DATA SEGMENT →
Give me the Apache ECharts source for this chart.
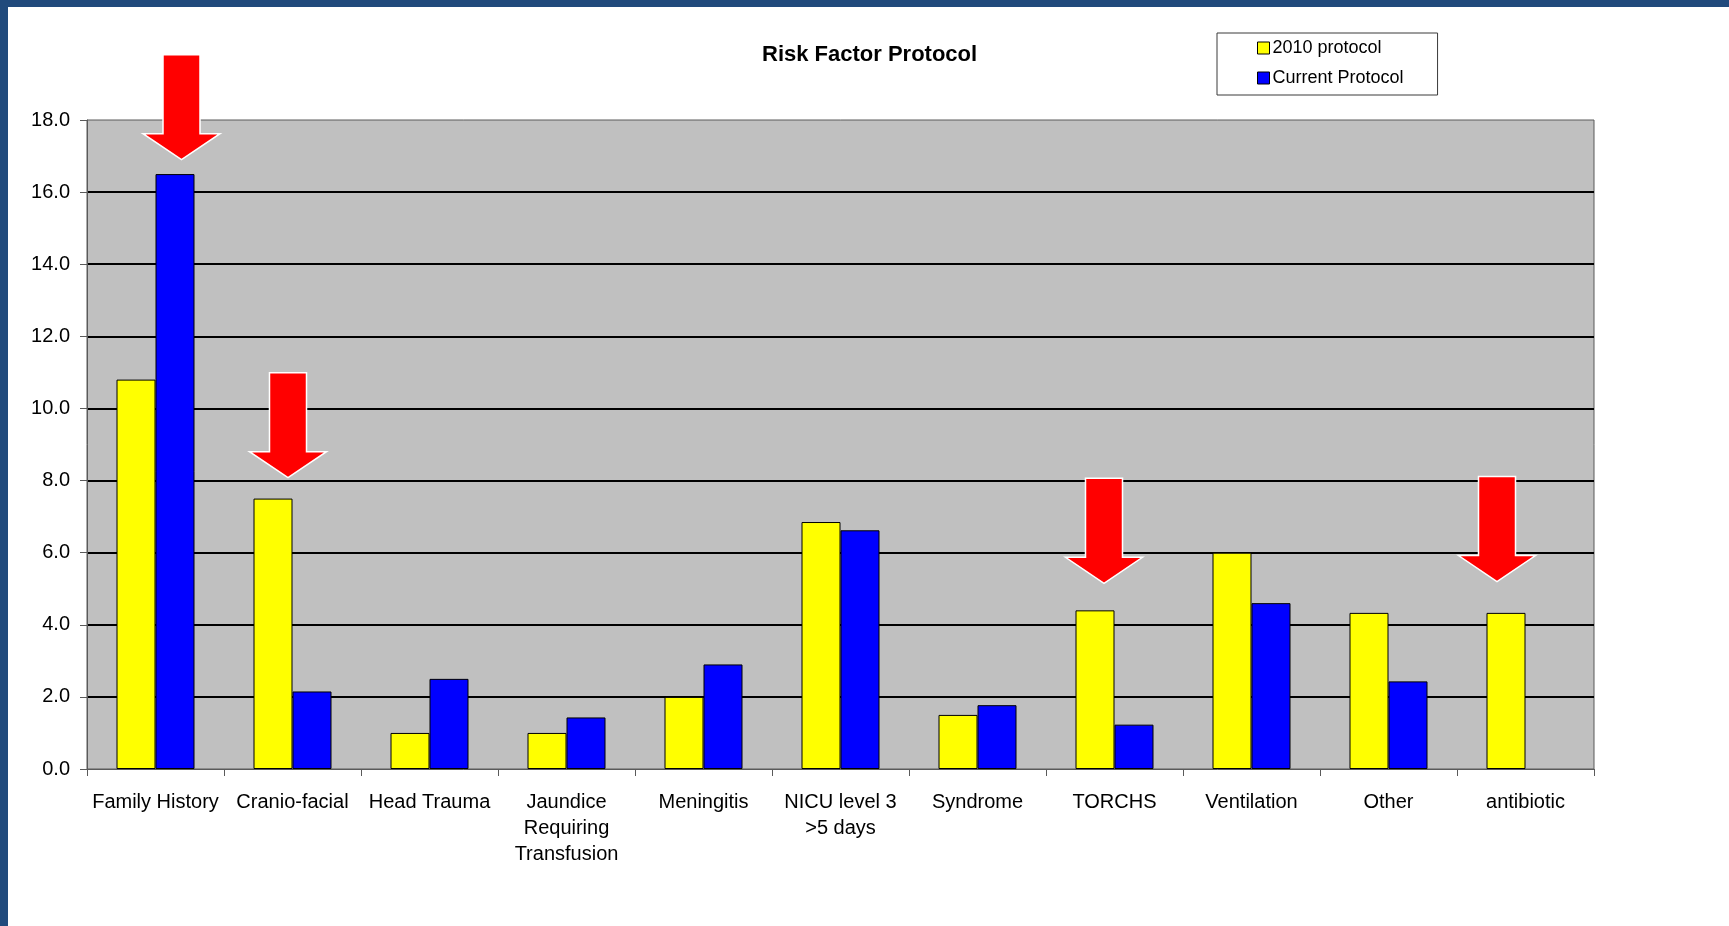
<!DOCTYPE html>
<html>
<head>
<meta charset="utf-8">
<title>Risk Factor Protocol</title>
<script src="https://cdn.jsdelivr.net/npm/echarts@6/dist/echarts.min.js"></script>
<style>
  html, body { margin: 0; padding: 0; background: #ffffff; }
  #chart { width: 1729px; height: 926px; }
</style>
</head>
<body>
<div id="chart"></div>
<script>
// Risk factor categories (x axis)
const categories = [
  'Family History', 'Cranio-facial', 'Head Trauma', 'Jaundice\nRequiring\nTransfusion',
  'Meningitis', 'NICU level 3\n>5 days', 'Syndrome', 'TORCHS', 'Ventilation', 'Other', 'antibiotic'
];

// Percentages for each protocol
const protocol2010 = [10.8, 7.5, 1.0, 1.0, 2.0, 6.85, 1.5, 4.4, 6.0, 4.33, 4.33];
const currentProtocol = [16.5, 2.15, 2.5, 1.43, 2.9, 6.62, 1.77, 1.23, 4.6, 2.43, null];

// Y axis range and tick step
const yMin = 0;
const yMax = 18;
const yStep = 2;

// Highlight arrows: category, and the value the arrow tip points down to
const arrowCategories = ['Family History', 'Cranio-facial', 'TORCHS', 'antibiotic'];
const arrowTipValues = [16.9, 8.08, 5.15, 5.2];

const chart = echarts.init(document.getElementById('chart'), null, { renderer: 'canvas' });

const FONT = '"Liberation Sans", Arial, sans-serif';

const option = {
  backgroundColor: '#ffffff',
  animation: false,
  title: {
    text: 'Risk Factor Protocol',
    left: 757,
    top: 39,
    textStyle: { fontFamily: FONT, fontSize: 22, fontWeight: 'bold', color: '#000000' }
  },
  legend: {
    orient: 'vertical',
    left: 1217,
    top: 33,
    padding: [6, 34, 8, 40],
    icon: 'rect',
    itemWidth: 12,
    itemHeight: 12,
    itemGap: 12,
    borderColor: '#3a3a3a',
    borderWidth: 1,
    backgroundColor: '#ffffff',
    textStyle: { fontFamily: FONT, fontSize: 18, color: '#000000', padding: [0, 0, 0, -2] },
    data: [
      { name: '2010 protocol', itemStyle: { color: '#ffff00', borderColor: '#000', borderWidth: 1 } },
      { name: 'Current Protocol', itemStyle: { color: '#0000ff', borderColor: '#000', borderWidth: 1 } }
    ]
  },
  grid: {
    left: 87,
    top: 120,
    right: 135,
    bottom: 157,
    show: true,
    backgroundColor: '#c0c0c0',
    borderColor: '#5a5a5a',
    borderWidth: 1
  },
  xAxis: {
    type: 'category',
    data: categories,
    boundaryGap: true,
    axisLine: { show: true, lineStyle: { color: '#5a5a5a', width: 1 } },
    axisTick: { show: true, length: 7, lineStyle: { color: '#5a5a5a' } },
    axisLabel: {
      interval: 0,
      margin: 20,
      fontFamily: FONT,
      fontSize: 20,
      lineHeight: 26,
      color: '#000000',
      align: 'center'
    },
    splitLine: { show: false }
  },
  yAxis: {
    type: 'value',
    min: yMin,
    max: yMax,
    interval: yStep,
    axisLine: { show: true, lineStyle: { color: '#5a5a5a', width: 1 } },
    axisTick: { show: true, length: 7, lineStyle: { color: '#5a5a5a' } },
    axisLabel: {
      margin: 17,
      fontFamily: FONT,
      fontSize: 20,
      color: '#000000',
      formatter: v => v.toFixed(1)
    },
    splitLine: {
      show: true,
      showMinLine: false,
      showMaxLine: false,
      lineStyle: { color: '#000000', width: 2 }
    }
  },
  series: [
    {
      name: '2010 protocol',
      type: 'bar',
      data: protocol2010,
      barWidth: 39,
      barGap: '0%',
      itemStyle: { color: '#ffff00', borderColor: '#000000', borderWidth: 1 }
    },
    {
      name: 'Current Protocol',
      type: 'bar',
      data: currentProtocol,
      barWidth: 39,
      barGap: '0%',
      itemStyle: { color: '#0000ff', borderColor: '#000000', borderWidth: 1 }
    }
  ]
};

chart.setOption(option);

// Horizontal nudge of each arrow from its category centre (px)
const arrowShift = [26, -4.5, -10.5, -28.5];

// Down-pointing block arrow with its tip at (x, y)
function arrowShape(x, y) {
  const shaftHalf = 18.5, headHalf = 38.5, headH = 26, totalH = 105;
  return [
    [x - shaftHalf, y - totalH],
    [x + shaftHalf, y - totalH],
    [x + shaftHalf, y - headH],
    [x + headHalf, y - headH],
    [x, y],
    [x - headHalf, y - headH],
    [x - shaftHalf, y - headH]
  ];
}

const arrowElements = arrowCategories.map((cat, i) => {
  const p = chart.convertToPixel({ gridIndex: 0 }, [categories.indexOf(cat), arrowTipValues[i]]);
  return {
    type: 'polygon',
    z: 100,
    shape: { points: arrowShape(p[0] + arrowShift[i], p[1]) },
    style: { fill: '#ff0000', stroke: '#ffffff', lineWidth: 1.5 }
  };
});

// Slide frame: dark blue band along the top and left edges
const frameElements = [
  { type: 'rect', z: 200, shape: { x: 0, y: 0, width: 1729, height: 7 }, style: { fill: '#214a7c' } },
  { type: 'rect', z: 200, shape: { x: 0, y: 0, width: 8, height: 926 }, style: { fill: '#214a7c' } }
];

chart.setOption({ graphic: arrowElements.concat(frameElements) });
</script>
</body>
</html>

GOAL → Without the pictures, write out all of the material exactly.

TASK OUTPUT →
Give me the Apache ECharts source for this chart.
<!DOCTYPE html>
<html>
<head>
<meta charset="utf-8">
<title>Risk Factor Protocol</title>
<script src="https://cdn.jsdelivr.net/npm/echarts@6/dist/echarts.min.js"></script>
<style>
  html, body { margin: 0; padding: 0; background: #ffffff; }
  #chart { width: 1729px; height: 926px; }
</style>
</head>
<body>
<div id="chart"></div>
<script>
// Risk factor categories (x axis)
const categories = [
  'Family History', 'Cranio-facial', 'Head Trauma', 'Jaundice\nRequiring\nTransfusion',
  'Meningitis', 'NICU level 3\n>5 days', 'Syndrome', 'TORCHS', 'Ventilation', 'Other', 'antibiotic'
];

// Percentages for each protocol
const protocol2010 = [10.8, 7.5, 1.0, 1.0, 2.0, 6.85, 1.5, 4.4, 6.0, 4.33, 4.33];
const currentProtocol = [16.5, 2.15, 2.5, 1.43, 2.9, 6.62, 1.77, 1.23, 4.6, 2.43, null];

// Y axis range and tick step
const yMin = 0;
const yMax = 18;
const yStep = 2;

// Highlight arrows: category, and the value the arrow tip points down to
const arrowCategories = ['Family History', 'Cranio-facial', 'TORCHS', 'antibiotic'];
const arrowTipValues = [16.9, 8.08, 5.15, 5.2];

const chart = echarts.init(document.getElementById('chart'), null, { renderer: 'canvas' });

const FONT = '"Liberation Sans", Arial, sans-serif';

const option = {
  backgroundColor: '#ffffff',
  animation: false,
  title: {
    text: 'Risk Factor Protocol',
    left: 757,
    top: 39,
    textStyle: { fontFamily: FONT, fontSize: 22, fontWeight: 'bold', color: '#000000' }
  },
  legend: {
    orient: 'vertical',
    left: 1217,
    top: 33,
    padding: [6, 34, 8, 40],
    icon: 'rect',
    itemWidth: 12,
    itemHeight: 12,
    itemGap: 12,
    borderColor: '#3a3a3a',
    borderWidth: 1,
    backgroundColor: '#ffffff',
    textStyle: { fontFamily: FONT, fontSize: 18, color: '#000000', padding: [0, 0, 0, -2] },
    data: [
      { name: '2010 protocol', itemStyle: { color: '#ffff00', borderColor: '#000', borderWidth: 1 } },
      { name: 'Current Protocol', itemStyle: { color: '#0000ff', borderColor: '#000', borderWidth: 1 } }
    ]
  },
  grid: {
    left: 87,
    top: 120,
    right: 135,
    bottom: 157,
    show: true,
    backgroundColor: '#c0c0c0',
    borderColor: '#5a5a5a',
    borderWidth: 1
  },
  xAxis: {
    type: 'category',
    data: categories,
    boundaryGap: true,
    axisLine: { show: true, lineStyle: { color: '#5a5a5a', width: 1 } },
    axisTick: { show: true, length: 7, lineStyle: { color: '#5a5a5a' } },
    axisLabel: {
      interval: 0,
      margin: 20,
      fontFamily: FONT,
      fontSize: 20,
      lineHeight: 26,
      color: '#000000',
      align: 'center'
    },
    splitLine: { show: false }
  },
  yAxis: {
    type: 'value',
    min: yMin,
    max: yMax,
    interval: yStep,
    axisLine: { show: true, lineStyle: { color: '#5a5a5a', width: 1 } },
    axisTick: { show: true, length: 7, lineStyle: { color: '#5a5a5a' } },
    axisLabel: {
      margin: 17,
      fontFamily: FONT,
      fontSize: 20,
      color: '#000000',
      formatter: v => v.toFixed(1)
    },
    splitLine: {
      show: true,
      showMinLine: false,
      showMaxLine: false,
      lineStyle: { color: '#000000', width: 2 }
    }
  },
  series: [
    {
      name: '2010 protocol',
      type: 'bar',
      data: protocol2010,
      barWidth: 39,
      barGap: '0%',
      itemStyle: { color: '#ffff00', borderColor: '#000000', borderWidth: 1 }
    },
    {
      name: 'Current Protocol',
      type: 'bar',
      data: currentProtocol,
      barWidth: 39,
      barGap: '0%',
      itemStyle: { color: '#0000ff', borderColor: '#000000', borderWidth: 1 }
    }
  ]
};

chart.setOption(option);

// Horizontal nudge of each arrow from its category centre (px)
const arrowShift = [26, -4.5, -10.5, -28.5];

// Down-pointing block arrow with its tip at (x, y)
function arrowShape(x, y) {
  const shaftHalf = 18.5, headHalf = 38.5, headH = 26, totalH = 105;
  return [
    [x - shaftHalf, y - totalH],
    [x + shaftHalf, y - totalH],
    [x + shaftHalf, y - headH],
    [x + headHalf, y - headH],
    [x, y],
    [x - headHalf, y - headH],
    [x - shaftHalf, y - headH]
  ];
}

const arrowElements = arrowCategories.map((cat, i) => {
  const p = chart.convertToPixel({ gridIndex: 0 }, [categories.indexOf(cat), arrowTipValues[i]]);
  return {
    type: 'polygon',
    z: 100,
    shape: { points: arrowShape(p[0] + arrowShift[i], p[1]) },
    style: { fill: '#ff0000', stroke: '#ffffff', lineWidth: 1.5 }
  };
});

// Slide frame: dark blue band along the top and left edges
const frameElements = [
  { type: 'rect', z: 200, shape: { x: 0, y: 0, width: 1729, height: 7 }, style: { fill: '#214a7c' } },
  { type: 'rect', z: 200, shape: { x: 0, y: 0, width: 8, height: 926 }, style: { fill: '#214a7c' } }
];

chart.setOption({ graphic: arrowElements.concat(frameElements) });
</script>
</body>
</html>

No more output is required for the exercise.